In this section of our Colossus Season 2 Guide for The White Lotus, we will discuss the meaning behind the show’s title.
Why is the show called The White Lotus?
The title, The White Lotus, refers to the fictional Hawaiian resort introduced in Season 1. But White Lotus is a brand rather than a single location. Meaning the show can choose a new location for every season. Hawaii for season 1. Taormina, Sicily for season 2. This means the show can keep a similar concept—wealthy people at a resort—but not be locked into a single setting. Season 1 leaned into Hawaiian culture. Season 2 leaned into Italian culture.
Beyond the literal in-world explanation, there’s more. In 2021, in an interview, Vulture asked White, “How early did you have the show’s title in place?”
White said: The title was there before I started writing. The idea of—and again, this is something I experience, ugh. But as someone who’s made money in my 20-plus years in the business, you look at yourself and you think—I feel like this is why I don’t judge Rachel [season 1 character]. I came out, so I felt like I was going to always swim upstream. I came out with so much idealism about the purpose of art, the purpose of what I was going to do. I have tried to stay that person, and I feel like, Have I fallen asleep in the poppy fields? Am I a lotos-eater? Yeah, I took The Emoji Movie.

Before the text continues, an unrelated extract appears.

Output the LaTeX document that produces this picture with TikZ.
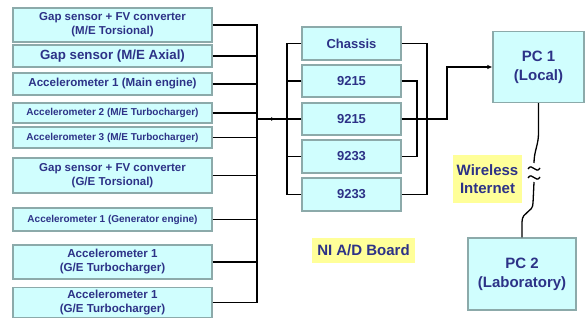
\documentclass[tikz,border=0pt]{standalone}
\usepackage{fontspec}
\setmainfont{Liberation Sans}
\usetikzlibrary{arrows.meta}

\definecolor{boxfill}{RGB}{208,254,254}
\definecolor{boxline}{RGB}{140,170,170}
\definecolor{navytext}{RGB}{45,50,135}
\definecolor{notefill}{RGB}{255,255,153}

\begin{document}
\begin{tikzpicture}[x=1pt,y=-1pt,
  sensorbox/.style={draw=boxline,fill=boxfill,line width=1.2pt,minimum width=199pt,
    inner sep=0pt,align=center,text=navytext},
  boardbox/.style={sensorbox,minimum width=99pt,minimum height=32pt,
    font=\bfseries\fontsize{13}{15}\selectfont},
  pcbox/.style={sensorbox,minimum height=71pt,font=\bfseries\fontsize{15}{19}\selectfont},
  notelabel/.style={fill=notefill,text=navytext,inner sep=0pt,align=center,
    font=\bfseries\fontsize{15}{18}\selectfont},
  wire/.style={line width=1.6pt,black},
  radio/.style={line width=1.3pt,black}]
  \useasboundingbox (0,0) rectangle (585,324);

  % sensors
  \node[sensorbox,minimum height=34pt,font=\bfseries\fontsize{11.5}{14}\selectfont] (s1) at (112.5,25) {Gap sensor + FV converter\\(M/E Torsional)};
  \node[sensorbox,minimum height=22pt,font=\bfseries\fontsize{13.3}{15}\selectfont] (s2) at (112.5,56) {Gap sensor (M/E Axial)};
  \node[sensorbox,minimum height=22pt,font=\bfseries\fontsize{11.6}{14}\selectfont] (s3) at (112.5,84) {Accelerometer 1 (Main engine)};
  \node[sensorbox,minimum height=20pt,font=\bfseries\fontsize{10}{12}\selectfont] (s4) at (112.5,113) {Accelerometer 2 (M/E Turbocharger)};
  \node[sensorbox,minimum height=21pt,font=\bfseries\fontsize{10}{12}\selectfont] (s5) at (112.5,137.5) {Accelerometer 3 (M/E Turbocharger)};
  \node[sensorbox,minimum height=35pt,font=\bfseries\fontsize{11.5}{14}\selectfont] (s6) at (112.5,175.5) {Gap sensor + FV converter\\(G/E Torsional)};
  \node[sensorbox,minimum height=23pt,font=\bfseries\fontsize{10}{12}\selectfont] (s7) at (112.5,219.5) {Accelerometer 1 (Generator engine)};
  \node[sensorbox,minimum height=34pt,font=\bfseries\fontsize{11.6}{14}\selectfont] (s8) at (112.5,262) {Accelerometer 1\\(G/E Turbocharger)};
  \node[sensorbox,minimum height=30pt,font=\bfseries\fontsize{11.6}{14}\selectfont] (s9) at (112.5,302.5) {Accelerometer 1\\(G/E Turbocharger)};

  % NI A/D board modules
  \node[boardbox,minimum height=33pt] (m1) at (351.5,43.5) {Chassis};
  \node[boardbox] (m2) at (351.5,81) {9215};
  \node[boardbox] (m3) at (351.5,119) {9215};
  \node[boardbox,minimum height=33pt] (m4) at (351.5,156.5) {9233};
  \node[boardbox,minimum height=33pt] (m5) at (351.5,194.5) {9233};
  \node[notelabel,minimum width=103pt,minimum height=25pt] (board) at (363.5,250.5) {NI A/D Board};

  % computers
  \node[pcbox,minimum width=91pt] (pc1) at (538.5,67) {PC 1\\(Local)};
  \node[pcbox,minimum width=108pt,minimum height=72pt] (pc2) at (522,274) {PC 2\\(Laboratory)};
  \node[notelabel,minimum width=69pt,minimum height=48pt] (wlabel) at (487.5,179) {Wireless\\Internet};

  % sensor bus
  \coordinate (busL) at (257,118);
  \coordinate (busM) at (287,119);
  \coordinate (tipL) at (275,119);
  \foreach \n in {1,...,9}
    \draw[wire] (s\n.east) -- (s\n.east -| busL);
  \draw[wire,line cap=rect] (s1.east -| busL) -- (s9.east -| busL);
  \draw[wire] (busL |- m3.west) -- (m3.west);
  \draw[wire,-{Latex[length=4pt,width=4pt]}] (busL |- m3.west) -- (tipL);

  % board bus
  \foreach \n in {1,...,5}
    \draw[wire] (m\n.west) -- (m\n.west -| busM);
  \draw[wire,line cap=rect] (m1.west -| busM) -- (m5.west -| busM);

  \coordinate (busO) at (427,0);
  \coordinate (busI) at (417,0);
  \coordinate (turn) at (447,119);
  \draw[wire,line join=miter] (m1.east) -- (m1.east -| busO) -- (m5.east -| busO) -- (m5.east);
  \draw[wire,line join=miter] (m2.east) -- (m2.east -| busI) -- (m4.east -| busI) -- (m4.east);
  \draw[wire,line join=miter,-{Latex[length=5pt,width=4.5pt]}] (m3.east) -- (m3.east -| turn) |- (pc1.west);

  % wireless link
  \coordinate (brkT) at (534,163);
  \coordinate (brkB) at (534,182);
  \draw[radio] (pc1.south) -- ++(0,30) .. controls +(0,12) and +(0,-12) .. (brkT);
  \draw[radio] (528,169) .. controls (532,162) and (536,175) .. (540,168);
  \draw[radio] (528,178) .. controls (532,171) and (536,184) .. (540,177);
  \draw[radio] (brkB) -- (533,203) .. controls (533,213) and (522,211) .. (522,222) -- (pc2.north);
\end{tikzpicture}
\end{document}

I tried to get the money for that house in Hawaii. I’ve tried to justify some of it by being like, Oh, I didn’t come from money. I’ll get my mom out of debt. At some point, it’s hard to justify continuing to chase the dragon. I wanted to explore that in a way that I felt like—at least for me, and it may not feel that way for the audience—but at least for me, it felt like I was exposing something of my own lotos-eating. …It’s both my name and the racial oppressor and all of that! I have been Shane [season 1 character] recently, where they wouldn’t let me into my room at two, they said, “Your room won’t be ready for two hours,” that kind of thing.
The lotos White mentions is in reference to Alfred, Lord Tennyson’s poem “The Lotos-eaters”. Which was inspired by the lotus-eaters from Homer’s Odyssey.
Odyssey:
I was driven thence by foul winds for a space of 9 days upon the sea, but on the tenth day we reached the land of the Lotus-eaters, who live on a food that comes from a kind of flower. Here we landed to take in fresh water, and our crews got their mid-day meal on the shore near the ships. When they had eaten and drunk I sent two of my company to see what manner of men the people of the palace might be, and they had a third man under them. They started at once, and went about among the Lotus-eaters, who did them no hurt, but gave them to eat of the lotus, which was so delicious that those who ate of it left off caring about home, and did not even want to go back and say what had happened to them, but were for staying and munching lotus with the Lotus-eaters without thinking further of their return; nevertheless, though they wept bitterly, I forced them back to the ships and made them fast under the benches. Then I told the rest to go on board at once, lest any of them should taste of the lotus and leave off wanting to get home, so they took their places and smote the grey sea with their oars.
Tennyson’s poem is too long to quote in full but it’s essentially the Odyssey scene with more detail and lyricism that dramatizes the experience of being a Lotus-eater. But these lines embody the poem’s ethos: Surely, surely, slumber is more sweet than toil, the shore/Than labour in the deep mid-ocean, wind and wave and oar;/O, rest ye, brother mariners, we will not wander more.
The basic idea is a giving-in to ease. Why do the hard thing when the easy option is available? Which is what Mike White means when he talks about The Emoji Movie. He knew it was a low effort, low quality gig, but the money was good. So he took it. That initial artistic idealism he had gave way to simply making money. Easy money that leads to wealthy, easy living is the lotus eating.
That’s why The White Lotus is so focused on the wealthy and these issues that come up due to their wealth. But also the tension they have with those who don’t have money. So you can look at the title as referring to not just wealth but specifically the way wealth has turned people from who they initially were, the same way the lotus in The Odyssey stripped people of whatever identity they had and turned them solely into a consumer of lotus.
There are other implications there, of course. The word “Lotus” has become associated with yoga and meditation due to the popularity of the seated cross-legged lotus position. Britannica.com adds: Representing spiritual enlightenment, the flower is sacred in both Hinduism and Buddhism and was used in ancient Egypt to represent rebirth….In addition to artistic uses, the lotus has, since ancient times, symbolized fertility and related ideas, including birth, purity, sexuality, rebirth of the dead, and, in astrology, the rising sun.
That creates a tension. You have the positive energy of spiritual and symbolic force as well as the negative energy of apathy and indulgence. Which is kind of what we see play out in the show. The resort is full of beauty and promise. The people who go there want relaxation and peace. But their demons are still present. The show explores what happens when this negative energy becomes dominant. For some, it leads to transcendence. For others, tragedy.